The secret addictions no one talks about- part 1: the addiction to anxiety, stress and depression. Blog #25

As a therapist and coach I have been specialising in depression, anxiety, addiction, self sabotage, traumas and phobias successfully ever since I started my career. Having spent a great deal of my life on the other side of the mirror I own an extensive insight about those imbalances. I have experienced first hand many facets and developments of severe depression and anxiety such as addiction, self sabotage, phobias, dyslexia, schizophrenia, bipolar disorder, borderline personality disorder (BPD), obsessive compulsive disorder (OCD), post traumatic stress disorder (PTSD), attention deficit disorder (ADHD), Pure OCD, Tourettes, Autism and so many other mental health labels as I have been essentially feasting on a gigantic (pardon my french) shit buffet for more than 25 years and experiencing tasters of all those labels.

The way I see it however, pretty much everything could be put under the umbrella of addiction if we can think of addiction on a more general level.

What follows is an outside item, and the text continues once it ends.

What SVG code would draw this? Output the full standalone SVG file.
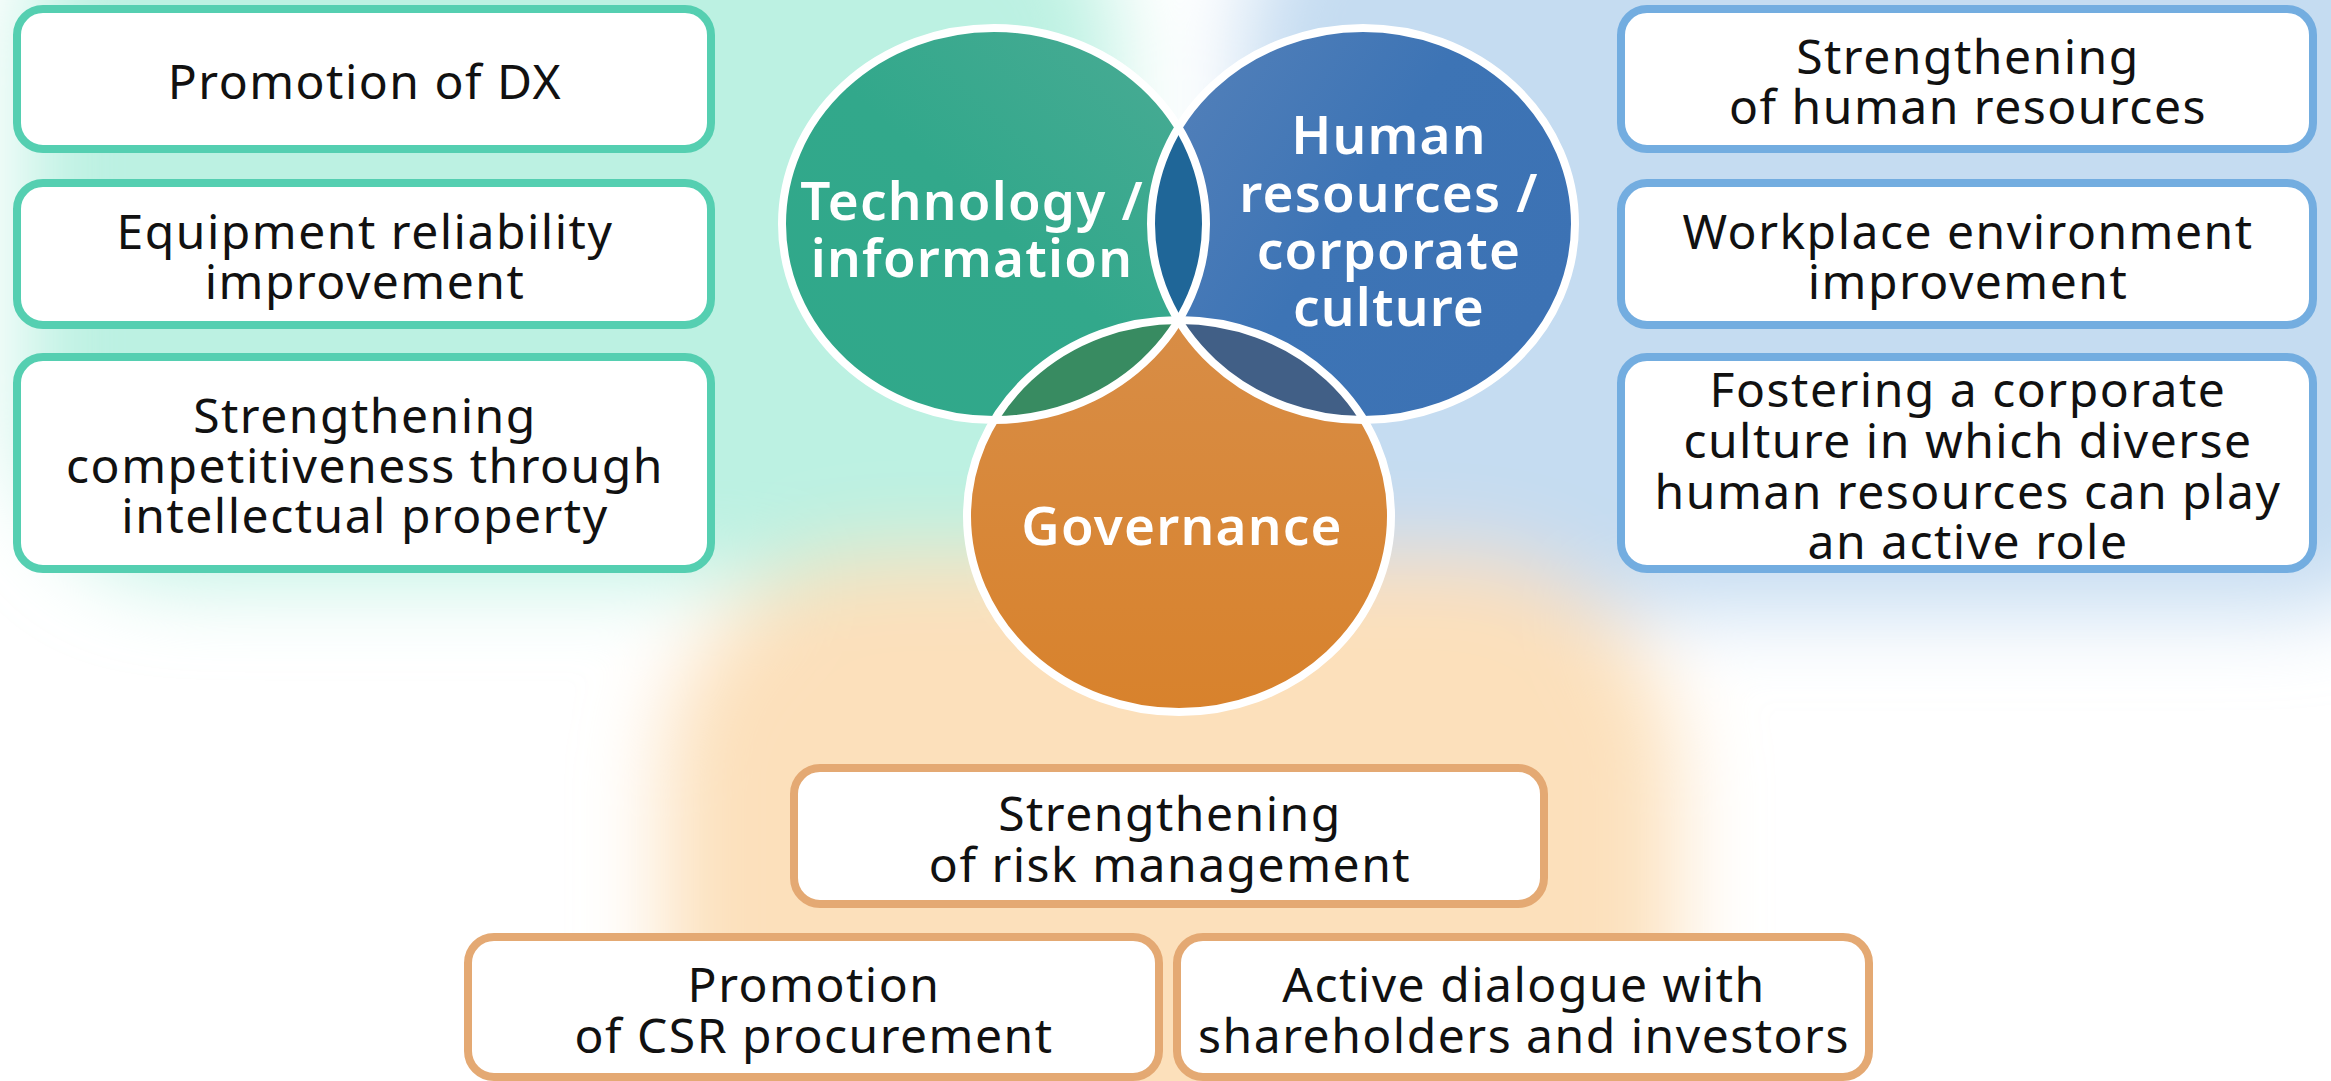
<svg xmlns="http://www.w3.org/2000/svg" width="2331" height="1081" viewBox="0 0 2331 1081">
  <defs>
    <style>
      .box { fill: #ffffff; stroke-width: 8; }
      .teal { stroke: #55cfb1; }
      .blue { stroke: #73ade0; }
      .amber { stroke: #e4a973; }
      .label { font-family: "Noto Sans", "Liberation Sans", sans-serif; font-size: 48px; letter-spacing: 1.5px; fill: #111111; text-anchor: middle; }
      .ring { fill: none; stroke: #ffffff; stroke-width: 8; }
      .title { font-family: "Noto Sans", "Liberation Sans", sans-serif; font-size: 53px; font-weight: 600; letter-spacing: 1.2px; fill: #ffffff; text-anchor: middle; }
    </style>
    <filter id="soft" filterUnits="userSpaceOnUse" x="-300" y="-300" width="2931" height="1681">
      <feGaussianBlur stdDeviation="42"/>
    </filter>
    <linearGradient id="gTech" x1="1" y1="0" x2="0" y2="1">
      <stop offset="0" stop-color="#4bab95"/>
      <stop offset="0.5" stop-color="#32a88b"/>
      <stop offset="1" stop-color="#30a88a"/>
    </linearGradient>
    <linearGradient id="gHuman" x1="0" y1="0" x2="1" y2="0.6">
      <stop offset="0" stop-color="#5682ba"/>
      <stop offset="0.55" stop-color="#3d74b5"/>
      <stop offset="1" stop-color="#3c72b4"/>
    </linearGradient>
    <linearGradient id="gGov" x1="0" y1="0" x2="0" y2="1">
      <stop offset="0" stop-color="#d88d46"/>
      <stop offset="1" stop-color="#d8822c"/>
    </linearGradient>
    <ellipse id="shTech" cx="994" cy="224" rx="212" ry="196"/>
    <ellipse id="shHuman" cx="1363" cy="224" rx="212" ry="196"/>
    <ellipse id="shGov" cx="1179" cy="516" rx="212" ry="196"/>
    <clipPath id="clipTech"><use href="#shTech"/></clipPath>
    <clipPath id="clipHuman"><use href="#shHuman"/></clipPath>
  </defs>

  <!-- soft coloured backdrops behind each cluster -->
  <rect width="2331" height="1081" fill="#ffffff"/>
  <g filter="url(#soft)">
    <rect x="25" y="-120" width="1090" height="700" rx="160" fill="#bcf1e2"/>
    <rect x="1245" y="-120" width="1200" height="730" rx="160" fill="#c5dcf1"/>
    <rect x="665" y="555" width="1010" height="640" rx="220" fill="#fce0bb"/>
  </g>

  <!-- three overlapping themes -->
  <g id="theme-technology">
    <use href="#shTech" fill="url(#gTech)"/>
  </g>
  <g id="theme-human">
    <use href="#shHuman" fill="url(#gHuman)"/>
  </g>
  <g id="theme-governance">
    <use href="#shGov" fill="url(#gGov)"/>
  </g>
  <g id="overlaps">
    <use href="#shHuman" fill="#1f6698" clip-path="url(#clipTech)"/>
    <use href="#shGov" fill="#388b61" clip-path="url(#clipTech)"/>
    <use href="#shGov" fill="#415f86" clip-path="url(#clipHuman)"/>
  </g>
  <g id="rings">
    <use href="#shTech" class="ring"/>
    <use href="#shHuman" class="ring"/>
    <use href="#shGov" class="ring"/>
  </g>
  <g id="theme-labels">
    <text class="title" x="972" y="220">Technology /</text>
    <text class="title" x="972" y="277">information</text>
    <text class="title" x="1389" y="154">Human</text>
    <text class="title" x="1389" y="212">resources /</text>
    <text class="title" x="1389" y="269">corporate</text>
    <text class="title" x="1389" y="326">culture</text>
    <text class="title" x="1182" y="545">Governance</text>
  </g>

  <!-- technology / information measures -->
  <g id="box-dx">
    <rect class="box teal" x="17" y="9" width="694" height="140" rx="26"/>
    <text class="label" x="365" y="99">Promotion of DX</text>
  </g>
  <g id="box-equipment">
    <rect class="box teal" x="17" y="183" width="694" height="142" rx="26"/>
    <text class="label" x="365" y="249">Equipment reliability</text>
    <text class="label" x="365" y="299">improvement</text>
  </g>
  <g id="box-ip">
    <rect class="box teal" x="17" y="357" width="694" height="212" rx="26"/>
    <text class="label" x="365" y="433">Strengthening</text>
    <text class="label" x="365" y="483">competitiveness through</text>
    <text class="label" x="365" y="533">intellectual property</text>
  </g>

  <!-- human resources / corporate culture measures -->
  <g id="box-hr">
    <rect class="box blue" x="1621" y="9" width="692" height="140" rx="26"/>
    <text class="label" x="1968" y="74">Strengthening</text>
    <text class="label" x="1968" y="124">of human resources</text>
  </g>
  <g id="box-workplace">
    <rect class="box blue" x="1621" y="183" width="692" height="142" rx="26"/>
    <text class="label" x="1968" y="249">Workplace environment</text>
    <text class="label" x="1968" y="299">improvement</text>
  </g>
  <g id="box-culture">
    <rect class="box blue" x="1621" y="357" width="692" height="212" rx="26"/>
    <text class="label" x="1968" y="407">Fostering a corporate</text>
    <text class="label" x="1968" y="458">culture in which diverse</text>
    <text class="label" x="1968" y="509">human resources can play</text>
    <text class="label" x="1968" y="559">an active role</text>
  </g>

  <!-- governance measures -->
  <g id="box-risk">
    <rect class="box amber" x="794" y="768" width="750" height="136" rx="26"/>
    <text class="label" x="1170" y="831">Strengthening</text>
    <text class="label" x="1170" y="882">of risk management</text>
  </g>
  <g id="box-csr">
    <rect class="box amber" x="468" y="937" width="691" height="140" rx="26"/>
    <text class="label" x="814" y="1002">Promotion</text>
    <text class="label" x="814" y="1053">of CSR procurement</text>
  </g>
  <g id="box-dialogue">
    <rect class="box amber" x="1177" y="937" width="692" height="140" rx="26"/>
    <text class="label" x="1524" y="1002">Active dialogue with</text>
    <text class="label" x="1524" y="1053">shareholders and investors</text>
  </g>
</svg>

The most common addiction people come to see me for are addiction to: alcohol, drugs, cigarettes, food, sugar, porn and gambling. Less common are the addictions to power, popularity, winning, sex, shoplifting, social medias, gaming, mobile phone, work and the gym... This series of blogs will cover different category of addiction, but first let's remind ourselves of the basics of addiction.

Addiction 101

1-We need to feel connected. Depression is disconnection. Anxiety is the physical manifestation of being worried of not being able to cope with that disconnection. Nature abhors a vacuum, so a connection will be established to compensate for the disconnection in the form of an addiction. If we can't connect with ourselves/ the world/ people... we will connect to an addiction.

2-The brain is designed to create a comfort zone in which to keep us safe. The brain doesn't know about happy or healthy, just safety, and the only thing deemed safe for the brain is anything with a track record. So for instance if we have been feeling depressed and/or anxious for a long time, that will be our default mode, the chemical balance, the normality our subconscious mind will always bring us back to.

3-We are creatures of feelings and sensations (The emotional subconscious mind is 95% of our mind). So although everything starts with a thought, most of our thoughts are subconscious therefore emotional, which means that the emotional mind will always trump the conscious analytical mind. Which demonstrate furthermore how the vast majority of the mental health industry have been looking at the wrong place all along addressing the head instead of the heart.

So what does that mean ?

We essentially get addicted to our internal bio chemistry, the established patterns of hormonal rush any kind of addiction provides us with. The greater the disconnection and the deeper the feeling of powerlessness to being able to reconnect, the more excessive the mental and emotional imbalance.

The addiction to stress, anxiety and worries

Stress and anxiety are the reflection, the physical manifestations of fearful thoughts and are normal. Chronic stress and anxiety however are a habit stemmed from the repetition of those thoughts. A habit we can't get rid of is an addiction. Depression, stress and anxiety are by far the most common form of secret addiction people seek therapy and solace from.

We are not victim from external forces that instil stress, depression and/or anxiety in our body and mind. We are all subject to similar fluctuations in our environment daily yet some get affected more than others. Why ? Because of our filters, our triggers, the subconscious choice of reaction we choose to repeat and reinforce in the belief that this is our normality.

We return to and stay and repeat those states as we get addicted to the chemical rush we experience as we suffer them. Remember, the brain doesn't know or care about happy or healthy... It is our subconscious automatic pilot that keeps on reactivating those triggers time and again. It is the triggers, the associations, the belief system we want to address in order to regain balance.

The drugs don't work

Many people still use drugs to treat depression and anxiety. Drugs have never fixed anything in that department. If there is a strategy in place drugs can help provide temporary relief until the patient is stable and able to start a recovery strategy. But I will repeat this always and again:" Drugs don't, never have and never will fix anything to do with mental and emotional imbalance and more often than not create complications".

All drugs have an effect in our body because those drugs exists already in our body. If they didn't they would be poison to us. Any drug from our body we create inside out. When we replace the production of those drugs/chemicals with external input we cease to produce them, therefore creating an imbalance that turns into another addiction. Trying to fix an addiction with another addiction is the most ludicrous concept ever shared by science.

One of my proud and favourite one liner when asked at social conventions "what do you do?" is "I heal people from depression, anxiety, addiction, self sabotage and traumaswithout drugs".

We can stop the habit of depression, anxiety and stress and start the habit of feeling good, feeling balanced and connected instead...

Life and everything we do is a habit. It is possible now and only for the last few years thanks to Marisa Peer and her revolutionary RTT protocol (Rapid Transformational Therapy) and the expansion of Mindset and Mindfulness coaching, to let go of all disempowering habits of thoughts, emotions and actions and literally choose the mental and emotional set up we want to own in order to create the life that we want.